┏━━
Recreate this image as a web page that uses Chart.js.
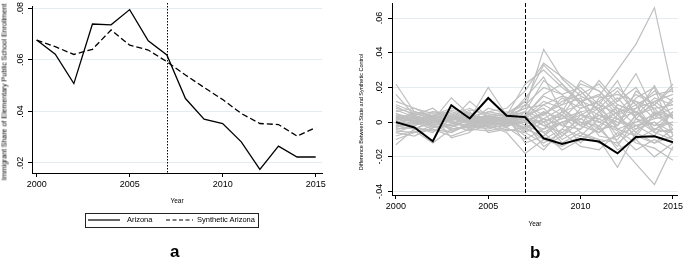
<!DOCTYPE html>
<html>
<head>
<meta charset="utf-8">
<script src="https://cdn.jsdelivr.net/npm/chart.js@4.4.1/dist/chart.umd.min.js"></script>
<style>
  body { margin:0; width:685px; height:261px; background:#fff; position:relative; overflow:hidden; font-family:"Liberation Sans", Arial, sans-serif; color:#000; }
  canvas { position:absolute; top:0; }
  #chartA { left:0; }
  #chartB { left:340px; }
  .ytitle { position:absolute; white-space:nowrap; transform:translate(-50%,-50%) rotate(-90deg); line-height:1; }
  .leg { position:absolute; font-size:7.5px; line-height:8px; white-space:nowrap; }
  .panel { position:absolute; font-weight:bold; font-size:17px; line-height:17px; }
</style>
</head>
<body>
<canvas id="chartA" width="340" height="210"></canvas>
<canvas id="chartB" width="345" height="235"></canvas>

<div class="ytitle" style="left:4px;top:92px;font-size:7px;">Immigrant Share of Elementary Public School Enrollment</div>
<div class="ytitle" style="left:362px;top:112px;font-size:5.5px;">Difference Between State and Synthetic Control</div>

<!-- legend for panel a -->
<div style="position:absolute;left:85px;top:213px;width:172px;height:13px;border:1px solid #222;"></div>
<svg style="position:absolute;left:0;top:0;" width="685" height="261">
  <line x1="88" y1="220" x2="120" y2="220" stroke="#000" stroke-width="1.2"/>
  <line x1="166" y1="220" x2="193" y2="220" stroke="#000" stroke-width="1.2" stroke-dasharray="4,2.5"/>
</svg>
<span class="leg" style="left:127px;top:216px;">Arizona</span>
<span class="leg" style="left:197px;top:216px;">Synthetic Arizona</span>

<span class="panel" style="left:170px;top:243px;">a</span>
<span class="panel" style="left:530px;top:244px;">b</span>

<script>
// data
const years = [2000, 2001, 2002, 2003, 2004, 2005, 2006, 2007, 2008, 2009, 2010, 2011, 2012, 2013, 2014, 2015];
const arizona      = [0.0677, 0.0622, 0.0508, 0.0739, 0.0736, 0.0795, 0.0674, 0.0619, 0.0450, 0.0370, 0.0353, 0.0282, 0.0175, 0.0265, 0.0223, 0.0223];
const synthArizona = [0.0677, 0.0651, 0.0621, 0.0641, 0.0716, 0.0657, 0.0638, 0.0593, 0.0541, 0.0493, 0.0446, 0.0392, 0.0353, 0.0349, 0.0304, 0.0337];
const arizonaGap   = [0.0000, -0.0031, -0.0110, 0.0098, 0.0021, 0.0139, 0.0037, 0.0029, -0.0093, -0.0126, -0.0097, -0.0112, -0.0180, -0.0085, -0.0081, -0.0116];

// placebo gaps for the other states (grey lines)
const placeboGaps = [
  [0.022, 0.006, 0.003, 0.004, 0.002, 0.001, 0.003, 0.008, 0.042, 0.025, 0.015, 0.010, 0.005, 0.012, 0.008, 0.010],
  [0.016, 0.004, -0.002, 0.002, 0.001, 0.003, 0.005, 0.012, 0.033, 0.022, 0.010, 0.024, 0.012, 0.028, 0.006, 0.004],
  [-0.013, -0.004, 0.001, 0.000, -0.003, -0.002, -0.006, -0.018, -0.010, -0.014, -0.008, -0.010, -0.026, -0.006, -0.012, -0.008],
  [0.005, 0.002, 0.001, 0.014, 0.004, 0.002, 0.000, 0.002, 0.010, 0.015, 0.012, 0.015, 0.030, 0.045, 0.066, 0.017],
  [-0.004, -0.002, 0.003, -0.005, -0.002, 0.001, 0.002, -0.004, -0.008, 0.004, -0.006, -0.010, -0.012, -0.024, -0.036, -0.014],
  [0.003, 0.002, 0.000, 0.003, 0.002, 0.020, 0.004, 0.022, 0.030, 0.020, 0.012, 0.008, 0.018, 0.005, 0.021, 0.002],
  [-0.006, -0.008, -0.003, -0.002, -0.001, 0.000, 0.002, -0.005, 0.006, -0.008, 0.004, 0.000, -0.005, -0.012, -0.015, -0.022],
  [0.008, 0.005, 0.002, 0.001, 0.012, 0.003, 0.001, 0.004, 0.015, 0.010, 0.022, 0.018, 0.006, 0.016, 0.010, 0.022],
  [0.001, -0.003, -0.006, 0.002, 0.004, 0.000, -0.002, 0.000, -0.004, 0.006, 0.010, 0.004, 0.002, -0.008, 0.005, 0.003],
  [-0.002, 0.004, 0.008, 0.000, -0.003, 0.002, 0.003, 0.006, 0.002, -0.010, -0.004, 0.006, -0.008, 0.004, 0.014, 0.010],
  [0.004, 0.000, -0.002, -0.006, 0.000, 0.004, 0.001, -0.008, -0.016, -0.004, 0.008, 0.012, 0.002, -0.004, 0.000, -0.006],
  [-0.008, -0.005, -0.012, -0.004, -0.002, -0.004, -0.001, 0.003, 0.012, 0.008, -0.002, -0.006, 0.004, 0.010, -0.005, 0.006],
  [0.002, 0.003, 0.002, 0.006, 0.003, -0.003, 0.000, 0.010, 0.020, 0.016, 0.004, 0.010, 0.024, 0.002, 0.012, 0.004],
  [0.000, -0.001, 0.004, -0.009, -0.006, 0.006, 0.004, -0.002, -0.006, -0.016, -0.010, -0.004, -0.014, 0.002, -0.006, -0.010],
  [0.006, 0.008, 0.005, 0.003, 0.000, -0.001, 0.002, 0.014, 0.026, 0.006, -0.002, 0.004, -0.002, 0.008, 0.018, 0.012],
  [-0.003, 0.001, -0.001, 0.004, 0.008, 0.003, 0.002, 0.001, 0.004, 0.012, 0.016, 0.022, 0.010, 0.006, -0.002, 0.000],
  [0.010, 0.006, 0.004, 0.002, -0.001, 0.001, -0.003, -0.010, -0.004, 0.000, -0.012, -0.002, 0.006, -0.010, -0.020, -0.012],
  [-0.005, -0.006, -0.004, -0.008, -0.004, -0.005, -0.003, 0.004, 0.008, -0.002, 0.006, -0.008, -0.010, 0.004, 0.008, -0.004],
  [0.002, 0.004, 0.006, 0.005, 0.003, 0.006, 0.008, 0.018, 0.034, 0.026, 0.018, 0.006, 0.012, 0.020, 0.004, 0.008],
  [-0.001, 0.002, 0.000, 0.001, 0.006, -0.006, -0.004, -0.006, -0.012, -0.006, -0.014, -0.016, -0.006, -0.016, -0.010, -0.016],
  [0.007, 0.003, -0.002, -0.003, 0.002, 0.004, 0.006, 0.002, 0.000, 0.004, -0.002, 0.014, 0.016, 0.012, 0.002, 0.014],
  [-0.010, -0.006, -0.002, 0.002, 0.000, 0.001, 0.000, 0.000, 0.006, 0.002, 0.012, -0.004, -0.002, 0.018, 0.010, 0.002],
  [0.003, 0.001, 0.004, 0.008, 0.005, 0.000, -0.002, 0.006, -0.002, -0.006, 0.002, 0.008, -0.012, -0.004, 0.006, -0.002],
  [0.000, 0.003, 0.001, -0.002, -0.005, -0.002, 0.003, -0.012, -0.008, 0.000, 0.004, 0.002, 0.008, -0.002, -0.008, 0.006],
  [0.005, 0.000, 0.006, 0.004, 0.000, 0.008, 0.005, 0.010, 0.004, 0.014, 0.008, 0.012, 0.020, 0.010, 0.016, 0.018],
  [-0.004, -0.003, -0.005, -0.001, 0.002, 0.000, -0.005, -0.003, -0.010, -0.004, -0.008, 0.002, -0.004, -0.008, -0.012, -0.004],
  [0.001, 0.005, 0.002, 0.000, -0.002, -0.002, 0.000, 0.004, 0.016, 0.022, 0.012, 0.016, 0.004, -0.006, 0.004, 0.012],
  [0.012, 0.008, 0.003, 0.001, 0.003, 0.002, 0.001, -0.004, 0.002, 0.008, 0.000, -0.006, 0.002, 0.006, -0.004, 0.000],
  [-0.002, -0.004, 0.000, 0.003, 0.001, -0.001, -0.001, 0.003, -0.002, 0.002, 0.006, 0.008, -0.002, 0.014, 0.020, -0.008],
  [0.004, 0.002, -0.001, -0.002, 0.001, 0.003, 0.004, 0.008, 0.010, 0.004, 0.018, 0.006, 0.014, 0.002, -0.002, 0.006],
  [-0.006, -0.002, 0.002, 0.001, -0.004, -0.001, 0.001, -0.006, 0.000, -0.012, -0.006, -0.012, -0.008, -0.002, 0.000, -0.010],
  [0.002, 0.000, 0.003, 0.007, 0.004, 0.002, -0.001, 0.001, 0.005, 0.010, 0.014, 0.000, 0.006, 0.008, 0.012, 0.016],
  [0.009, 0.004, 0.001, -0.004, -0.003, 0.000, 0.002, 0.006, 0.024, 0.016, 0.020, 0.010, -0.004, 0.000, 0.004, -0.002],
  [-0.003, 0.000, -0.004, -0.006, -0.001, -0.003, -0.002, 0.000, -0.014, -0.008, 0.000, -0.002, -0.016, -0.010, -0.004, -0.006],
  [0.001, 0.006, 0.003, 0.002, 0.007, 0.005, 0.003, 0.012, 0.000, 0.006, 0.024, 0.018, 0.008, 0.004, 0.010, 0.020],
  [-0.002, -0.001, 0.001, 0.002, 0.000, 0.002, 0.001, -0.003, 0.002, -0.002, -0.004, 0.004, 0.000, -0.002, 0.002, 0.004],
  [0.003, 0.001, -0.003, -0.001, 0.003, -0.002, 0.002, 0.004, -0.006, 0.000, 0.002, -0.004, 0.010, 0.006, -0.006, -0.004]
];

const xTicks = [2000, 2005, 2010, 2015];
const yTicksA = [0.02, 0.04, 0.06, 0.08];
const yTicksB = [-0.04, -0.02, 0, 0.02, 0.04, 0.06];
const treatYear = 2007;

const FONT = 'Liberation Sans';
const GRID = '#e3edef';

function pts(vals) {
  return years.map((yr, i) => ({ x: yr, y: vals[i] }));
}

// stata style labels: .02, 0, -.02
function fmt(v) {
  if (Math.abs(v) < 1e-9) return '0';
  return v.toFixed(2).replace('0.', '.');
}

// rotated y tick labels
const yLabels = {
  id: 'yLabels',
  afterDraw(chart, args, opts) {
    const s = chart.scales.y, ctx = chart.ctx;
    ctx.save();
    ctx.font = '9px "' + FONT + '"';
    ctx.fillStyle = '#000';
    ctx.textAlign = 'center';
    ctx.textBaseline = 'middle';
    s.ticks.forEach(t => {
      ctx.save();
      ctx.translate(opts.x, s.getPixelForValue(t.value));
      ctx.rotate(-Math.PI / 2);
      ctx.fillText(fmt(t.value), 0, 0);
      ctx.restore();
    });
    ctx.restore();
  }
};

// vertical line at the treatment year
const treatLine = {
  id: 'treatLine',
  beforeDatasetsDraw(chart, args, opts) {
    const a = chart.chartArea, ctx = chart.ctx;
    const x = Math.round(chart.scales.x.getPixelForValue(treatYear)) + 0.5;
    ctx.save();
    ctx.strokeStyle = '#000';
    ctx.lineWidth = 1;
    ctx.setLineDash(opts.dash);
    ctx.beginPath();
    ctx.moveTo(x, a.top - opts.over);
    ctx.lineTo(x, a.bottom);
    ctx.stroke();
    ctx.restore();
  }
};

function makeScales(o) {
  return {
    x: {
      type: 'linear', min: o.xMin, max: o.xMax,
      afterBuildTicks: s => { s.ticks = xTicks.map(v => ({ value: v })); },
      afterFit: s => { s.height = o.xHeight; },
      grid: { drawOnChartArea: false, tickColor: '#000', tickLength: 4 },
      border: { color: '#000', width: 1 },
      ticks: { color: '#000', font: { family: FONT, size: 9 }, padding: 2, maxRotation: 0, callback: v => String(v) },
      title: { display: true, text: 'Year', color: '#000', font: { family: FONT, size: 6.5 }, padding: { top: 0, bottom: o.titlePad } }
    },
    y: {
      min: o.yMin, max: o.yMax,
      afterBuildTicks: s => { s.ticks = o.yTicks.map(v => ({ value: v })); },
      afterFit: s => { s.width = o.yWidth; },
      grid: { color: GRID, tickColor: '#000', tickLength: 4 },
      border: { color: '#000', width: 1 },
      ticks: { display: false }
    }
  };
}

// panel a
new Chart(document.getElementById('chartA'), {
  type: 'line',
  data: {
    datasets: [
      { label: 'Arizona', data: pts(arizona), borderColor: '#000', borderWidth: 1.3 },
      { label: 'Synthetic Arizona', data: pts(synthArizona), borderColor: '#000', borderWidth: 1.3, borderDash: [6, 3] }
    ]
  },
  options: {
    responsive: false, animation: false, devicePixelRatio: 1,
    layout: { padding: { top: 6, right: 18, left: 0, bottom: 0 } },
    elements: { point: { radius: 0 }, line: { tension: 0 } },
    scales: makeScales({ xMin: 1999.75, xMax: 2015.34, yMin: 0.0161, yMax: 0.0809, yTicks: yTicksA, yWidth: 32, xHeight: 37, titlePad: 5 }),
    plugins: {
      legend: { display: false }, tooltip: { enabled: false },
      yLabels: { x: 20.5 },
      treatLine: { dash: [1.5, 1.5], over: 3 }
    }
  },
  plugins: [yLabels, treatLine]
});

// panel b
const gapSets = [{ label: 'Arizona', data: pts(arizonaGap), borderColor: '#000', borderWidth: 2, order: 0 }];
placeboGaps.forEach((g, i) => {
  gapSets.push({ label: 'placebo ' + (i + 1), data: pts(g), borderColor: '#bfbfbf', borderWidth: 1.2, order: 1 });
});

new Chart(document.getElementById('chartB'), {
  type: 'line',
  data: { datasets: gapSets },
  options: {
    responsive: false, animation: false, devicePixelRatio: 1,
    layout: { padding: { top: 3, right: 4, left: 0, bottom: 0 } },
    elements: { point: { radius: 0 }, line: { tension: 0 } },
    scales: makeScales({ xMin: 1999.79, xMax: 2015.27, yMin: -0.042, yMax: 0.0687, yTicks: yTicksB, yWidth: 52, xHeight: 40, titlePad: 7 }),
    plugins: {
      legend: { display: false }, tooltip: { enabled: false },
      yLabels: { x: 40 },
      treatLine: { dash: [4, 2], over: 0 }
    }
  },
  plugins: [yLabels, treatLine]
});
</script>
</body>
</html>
┗━━
The request | Up to and including the line with "and Synthetic Control</div>", copy the data above from its first line. Skip pictures.

Answer in full |
Recreate this image as a web page that uses Chart.js.
<!DOCTYPE html>
<html>
<head>
<meta charset="utf-8">
<script src="https://cdn.jsdelivr.net/npm/chart.js@4.4.1/dist/chart.umd.min.js"></script>
<style>
  body { margin:0; width:685px; height:261px; background:#fff; position:relative; overflow:hidden; font-family:"Liberation Sans", Arial, sans-serif; color:#000; }
  canvas { position:absolute; top:0; }
  #chartA { left:0; }
  #chartB { left:340px; }
  .ytitle { position:absolute; white-space:nowrap; transform:translate(-50%,-50%) rotate(-90deg); line-height:1; }
  .leg { position:absolute; font-size:7.5px; line-height:8px; white-space:nowrap; }
  .panel { position:absolute; font-weight:bold; font-size:17px; line-height:17px; }
</style>
</head>
<body>
<canvas id="chartA" width="340" height="210"></canvas>
<canvas id="chartB" width="345" height="235"></canvas>

<div class="ytitle" style="left:4px;top:92px;font-size:7px;">Immigrant Share of Elementary Public School Enrollment</div>
<div class="ytitle" style="left:362px;top:112px;font-size:5.5px;">Difference Between State and Synthetic Control</div>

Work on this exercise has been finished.